Composers like Lizst, Brahms, and Wagner start to incorporate the triangle (the instrument) into their concertos and symphonies, both as a solo instrument and as a complementary piece.
1960s
Left- and right-pointed triangles start to appear on tape decks representing "play," "rewind," and "fast forward," the start of a chain that'd lead to their appearance on pretty much anything that can play some kind of media.
1973
Pink Floyd release The Dark Side of the Moon, an album popular among your friends who like to blow smoke rings and do funky tricks after bong hits; its album art features a dope prism.
1979
Joy Division release Unknown Pleasures, a popular T-shirt design that happens to double as a post-punk record.

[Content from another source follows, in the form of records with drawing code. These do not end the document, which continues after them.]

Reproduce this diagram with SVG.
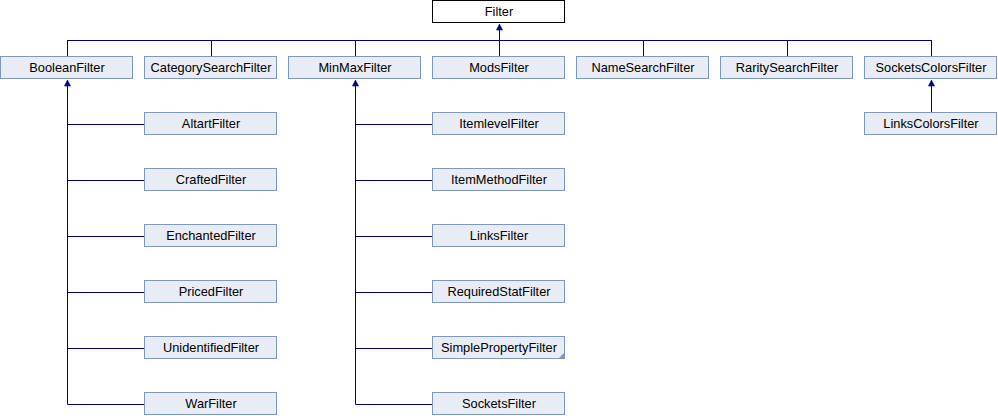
<svg xmlns="http://www.w3.org/2000/svg" width="998" height="416" viewBox="0 0 998 416">
<style>
.n rect{fill:#E8ECF5;stroke:#7E97C8;stroke-width:1}
.root rect{fill:#FFFFFF;stroke:#000000;stroke-width:1}
text{font-family:"Liberation Sans",Arial,sans-serif;font-size:12.8px;fill:#000000;text-anchor:middle}
.e line{stroke:#000080;stroke-width:1;fill:none}
.e polygon{fill:#000080;stroke:#000080;stroke-width:0.6}
</style>
<rect width="998" height="416" fill="#FFFFFF"/>
<g id="connectors" class="e">
<line x1="67.5" y1="40.5" x2="931.5" y2="40.5"/>
<line x1="499.5" y1="29" x2="499.5" y2="56"/>
<polygon points="499.5,24 496.5,30 502.5,30"/>
<line x1="67.5" y1="40" x2="67.5" y2="56"/>
<line x1="211.5" y1="40" x2="211.5" y2="56"/>
<line x1="355.5" y1="40" x2="355.5" y2="56"/>
<line x1="643.5" y1="40" x2="643.5" y2="56"/>
<line x1="787.5" y1="40" x2="787.5" y2="56"/>
<line x1="931.5" y1="40" x2="931.5" y2="56"/>
<polygon points="67.5,80 64.5,86 70.5,86"/>
<line x1="67.5" y1="85" x2="67.5" y2="404.5"/>
<line x1="67.5" y1="124.5" x2="144" y2="124.5"/>
<line x1="67.5" y1="180.5" x2="144" y2="180.5"/>
<line x1="67.5" y1="236.5" x2="144" y2="236.5"/>
<line x1="67.5" y1="292.5" x2="144" y2="292.5"/>
<line x1="67.5" y1="348.5" x2="144" y2="348.5"/>
<line x1="67.5" y1="404.5" x2="144" y2="404.5"/>
<polygon points="355.5,80 352.5,86 358.5,86"/>
<line x1="355.5" y1="85" x2="355.5" y2="404.5"/>
<line x1="355.5" y1="124.5" x2="432" y2="124.5"/>
<line x1="355.5" y1="180.5" x2="432" y2="180.5"/>
<line x1="355.5" y1="236.5" x2="432" y2="236.5"/>
<line x1="355.5" y1="292.5" x2="432" y2="292.5"/>
<line x1="355.5" y1="348.5" x2="432" y2="348.5"/>
<line x1="355.5" y1="404.5" x2="432" y2="404.5"/>
<polygon points="931.5,80 928.5,86 934.5,86"/>
<line x1="931.5" y1="85" x2="931.5" y2="112"/>
</g>
<g id="Filter" class="root"><rect x="432.5" y="0.5" width="132" height="22"/><text x="499" y="15.5">Filter</text></g>
<g id="BooleanFilter" class="n"><rect x="0.5" y="56.5" width="132" height="22"/><text x="67" y="71.5">BooleanFilter</text></g>
<g id="CategorySearchFilter" class="n"><rect x="144.5" y="56.5" width="132" height="22"/><text x="211" y="71.5">CategorySearchFilter</text></g>
<g id="MinMaxFilter" class="n"><rect x="288.5" y="56.5" width="132" height="22"/><text x="355" y="71.5">MinMaxFilter</text></g>
<g id="ModsFilter" class="n"><rect x="432.5" y="56.5" width="132" height="22"/><text x="499" y="71.5">ModsFilter</text></g>
<g id="NameSearchFilter" class="n"><rect x="576.5" y="56.5" width="132" height="22"/><text x="643" y="71.5">NameSearchFilter</text></g>
<g id="RaritySearchFilter" class="n"><rect x="720.5" y="56.5" width="132" height="22"/><text x="787" y="71.5">RaritySearchFilter</text></g>
<g id="SocketsColorsFilter" class="n"><rect x="864.5" y="56.5" width="132" height="22"/><text x="931" y="71.5">SocketsColorsFilter</text></g>
<g id="AltartFilter" class="n"><rect x="144.5" y="112.5" width="132" height="22"/><text x="211" y="127.5">AltartFilter</text></g>
<g id="CraftedFilter" class="n"><rect x="144.5" y="168.5" width="132" height="22"/><text x="211" y="183.5">CraftedFilter</text></g>
<g id="EnchantedFilter" class="n"><rect x="144.5" y="224.5" width="132" height="22"/><text x="211" y="239.5">EnchantedFilter</text></g>
<g id="PricedFilter" class="n"><rect x="144.5" y="280.5" width="132" height="22"/><text x="211" y="295.5">PricedFilter</text></g>
<g id="UnidentifiedFilter" class="n"><rect x="144.5" y="336.5" width="132" height="22"/><text x="211" y="351.5">UnidentifiedFilter</text></g>
<g id="WarFilter" class="n"><rect x="144.5" y="392.5" width="132" height="22"/><text x="211" y="407.5">WarFilter</text></g>
<g id="ItemlevelFilter" class="n"><rect x="432.5" y="112.5" width="132" height="22"/><text x="499" y="127.5">ItemlevelFilter</text></g>
<g id="ItemMethodFilter" class="n"><rect x="432.5" y="168.5" width="132" height="22"/><text x="499" y="183.5">ItemMethodFilter</text></g>
<g id="LinksFilter" class="n"><rect x="432.5" y="224.5" width="132" height="22"/><text x="499" y="239.5">LinksFilter</text></g>
<g id="RequiredStatFilter" class="n"><rect x="432.5" y="280.5" width="132" height="22"/><text x="499" y="295.5">RequiredStatFilter</text></g>
<g id="SimplePropertyFilter" class="n"><rect x="432.5" y="336.5" width="132" height="22"/><polygon points="558,359 565,359 565,352" fill="#7E97C8"/><text x="499" y="351.5">SimplePropertyFilter</text></g>
<g id="SocketsFilter" class="n"><rect x="432.5" y="392.5" width="132" height="22"/><text x="499" y="407.5">SocketsFilter</text></g>
<g id="LinksColorsFilter" class="n"><rect x="864.5" y="112.5" width="132" height="22"/><text x="931" y="127.5">LinksColorsFilter</text></g>
</svg>
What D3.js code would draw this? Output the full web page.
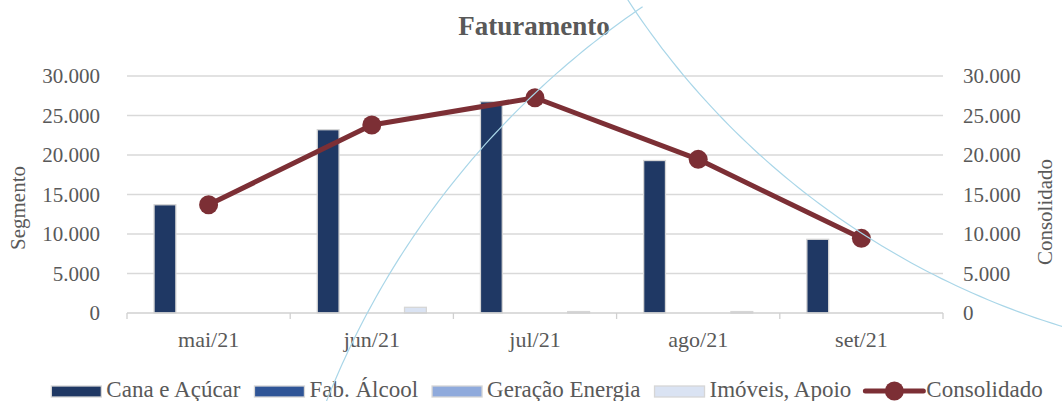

It features a bunch of triangles, and while they're more like raggedy waves than true, strong shapes, they're too popular not to include.
1996
Jay Z, Dame Dash, and Kareem "Biggs" Burke found Roc-A-Fella Records, the label ultimately responsible for dozens of fleshy "diamonds" — they're triangles, come on — thrown into the air by celebrities grasping for an iota of street cred.
2003
After some time out of the spotlight, triangles make a huge comeback in the video for The White Stripes' "Seven Nation Army," a song you can still enjoy if you pretend Jack White had nothing to do with it.
2006
Daft Punk play a headlining set at Coachella inside a big-ass pyramid, one flanked by dozens of smaller (but still exciting) triangles. People love it! It pops up again on the cover of their live LP Alive 2007.
2010
A bunch of witch house bands — remember witch house? No? Me neither, honestly — root their aesthetics in triangles, which we can probably chalk up to their connection to the occult and a collective lack of creativity.
2012
Kesha's video for "Die Young" inspires a torrent of Illuminati conspiracy theories with its onslaught of triangles and triangle-adjacent shapes.
2013
Katy Perry releases a new album called Prism, and while it's free of triangle imagery on a track-by-track basis, her ensuing Prismatic World Tour is just as dependent on triangles as your average bridge or wind-resistant skyscraper.